»»
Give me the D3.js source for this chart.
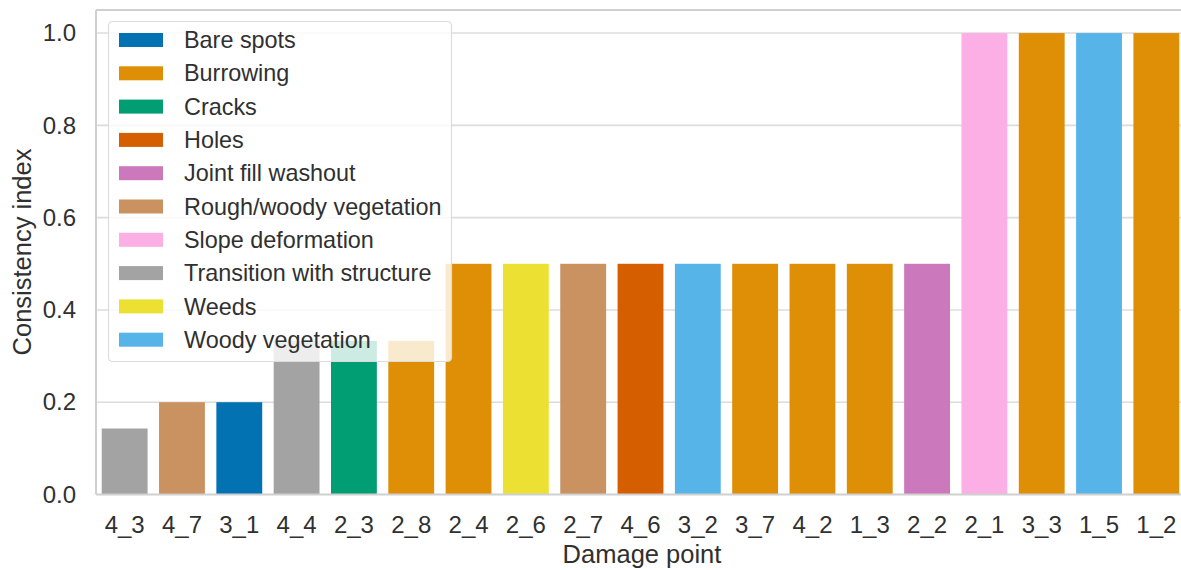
<!DOCTYPE html>
<html><head><meta charset="utf-8">
<script src="https://cdn.jsdelivr.net/npm/d3@7"></script>
<style>body{margin:0;background:#fff;overflow:hidden}svg{display:block;font-family:"Liberation Sans",Arial,sans-serif}</style>
</head><body><svg id="c" width="1181" height="570"></svg>
<script>
const points = ["4_3","4_7","3_1","4_4","2_3","2_8","2_4","2_6","2_7","4_6","3_2","3_7","4_2","1_3","2_2","2_1","3_3","1_5","1_2"];
const values = [0.143,0.2,0.2,0.333,0.333,0.333,0.5,0.5,0.5,0.5,0.5,0.5,0.5,0.5,0.5,1.0,1.0,1.0,1.0];
const damageTypes = ["Transition with structure","Rough/woody vegetation","Bare spots","Transition with structure","Cracks","Burrowing","Burrowing","Weeds","Rough/woody vegetation","Holes","Woody vegetation","Burrowing","Burrowing","Burrowing","Joint fill washout","Slope deformation","Burrowing","Woody vegetation","Burrowing"];
const legendLabels = ["Bare spots","Burrowing","Cracks","Holes","Joint fill washout","Rough/woody vegetation","Slope deformation","Transition with structure","Weeds","Woody vegetation"];
const legendColors = ["#0272b2","#de8f05","#029e73","#d55e00","#cc78bc","#ca9161","#fbafe4","#a3a3a3","#ece133","#56b4e9"];
const yTicks = [0,0.2,0.4,0.6,0.8,1.0];

const svg = d3.select("#c");
const L = 96, R = 1185, T = 10, B = 494.5;
const x = d3.scaleBand().domain(points).range([L, R]).paddingInner(0.2).paddingOuter(0.1);
const y = d3.scaleLinear().domain([0, 1.05]).range([B, T]);
const color = d3.scaleOrdinal().domain(legendLabels).range(legendColors);
const txt = "#303030";

// grid
svg.append("g").selectAll("line").data(yTicks.slice(1)).join("line")
  .attr("x1", L).attr("x2", R).attr("y1", d => y(d)).attr("y2", d => y(d))
  .attr("stroke", "#dcdcdc").attr("stroke-width", 1.6);

// bars
svg.append("g").selectAll("rect").data(points).join("rect")
  .attr("x", d => x(d)).attr("width", x.bandwidth())
  .attr("y", (d, i) => y(values[i])).attr("height", (d, i) => B - y(values[i]))
  .attr("fill", (d, i) => color(damageTypes[i]));

// spines
svg.append("line").attr("x1", L).attr("x2", L).attr("y1", T).attr("y2", B).attr("stroke", "#d0d0d0").attr("stroke-width", 2);
svg.append("line").attr("x1", L).attr("x2", R).attr("y1", B).attr("y2", B).attr("stroke", "#d0d0d0").attr("stroke-width", 2);
svg.append("line").attr("x1", L).attr("x2", R).attr("y1", T).attr("y2", T).attr("stroke", "#d0d0d0").attr("stroke-width", 2);

// y axis
const ya = svg.append("g").attr("transform", `translate(${L},0)`)
  .call(d3.axisLeft(y).tickValues(yTicks).tickFormat(d3.format(".1f")).tickSize(0).tickPadding(20));
ya.select(".domain").remove();
ya.selectAll("text").attr("font-size", 24).attr("fill", txt).attr("font-family", "Liberation Sans, Arial, sans-serif");

// x axis
const xa = svg.append("g").attr("transform", `translate(0,${B})`)
  .call(d3.axisBottom(x).tickSize(0).tickPadding(21));
xa.select(".domain").remove();
xa.selectAll("text").attr("font-size", 24).attr("fill", txt).attr("font-family", "Liberation Sans, Arial, sans-serif");

// axis titles
svg.append("text").attr("x", 642).attr("y", 563).attr("text-anchor", "middle")
  .attr("font-size", 25.5).attr("fill", txt).text("Damage point");
svg.append("text").attr("transform", "translate(31,252) rotate(-90)").attr("text-anchor", "middle")
  .attr("font-size", 25.5).attr("fill", txt).text("Consistency index");

// legend
const lg = svg.append("g");
lg.append("rect").attr("x", 108.5).attr("y", 21.5).attr("width", 343).attr("height", 340).attr("rx", 4)
  .attr("fill", "#fff").attr("fill-opacity", 0.8).attr("stroke", "#dcdcdc").attr("stroke-width", 1.2);
legendLabels.forEach((lab, i) => {
  const cy = 40 + i * 33.3;
  lg.append("rect").attr("x", 119).attr("y", cy - 7).attr("width", 44).attr("height", 14).attr("fill", color(lab));
  lg.append("text").attr("x", 184).attr("y", cy).attr("dy", "0.35em").attr("font-size", 23.4).attr("fill", txt).text(lab);
});
</script></body></html>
««
Directions for this task =>
Repeat exactly and only the lines from the start of the data above through the line that holds "const yTicks = [0,0.2,0.4,0.6,0.8,1.0];", inclusive. Pictures do not belong in the copy.

The answer =>
Give me the D3.js source for this chart.
<!DOCTYPE html>
<html><head><meta charset="utf-8">
<script src="https://cdn.jsdelivr.net/npm/d3@7"></script>
<style>body{margin:0;background:#fff;overflow:hidden}svg{display:block;font-family:"Liberation Sans",Arial,sans-serif}</style>
</head><body><svg id="c" width="1181" height="570"></svg>
<script>
const points = ["4_3","4_7","3_1","4_4","2_3","2_8","2_4","2_6","2_7","4_6","3_2","3_7","4_2","1_3","2_2","2_1","3_3","1_5","1_2"];
const values = [0.143,0.2,0.2,0.333,0.333,0.333,0.5,0.5,0.5,0.5,0.5,0.5,0.5,0.5,0.5,1.0,1.0,1.0,1.0];
const damageTypes = ["Transition with structure","Rough/woody vegetation","Bare spots","Transition with structure","Cracks","Burrowing","Burrowing","Weeds","Rough/woody vegetation","Holes","Woody vegetation","Burrowing","Burrowing","Burrowing","Joint fill washout","Slope deformation","Burrowing","Woody vegetation","Burrowing"];
const legendLabels = ["Bare spots","Burrowing","Cracks","Holes","Joint fill washout","Rough/woody vegetation","Slope deformation","Transition with structure","Weeds","Woody vegetation"];
const legendColors = ["#0272b2","#de8f05","#029e73","#d55e00","#cc78bc","#ca9161","#fbafe4","#a3a3a3","#ece133","#56b4e9"];
const yTicks = [0,0.2,0.4,0.6,0.8,1.0];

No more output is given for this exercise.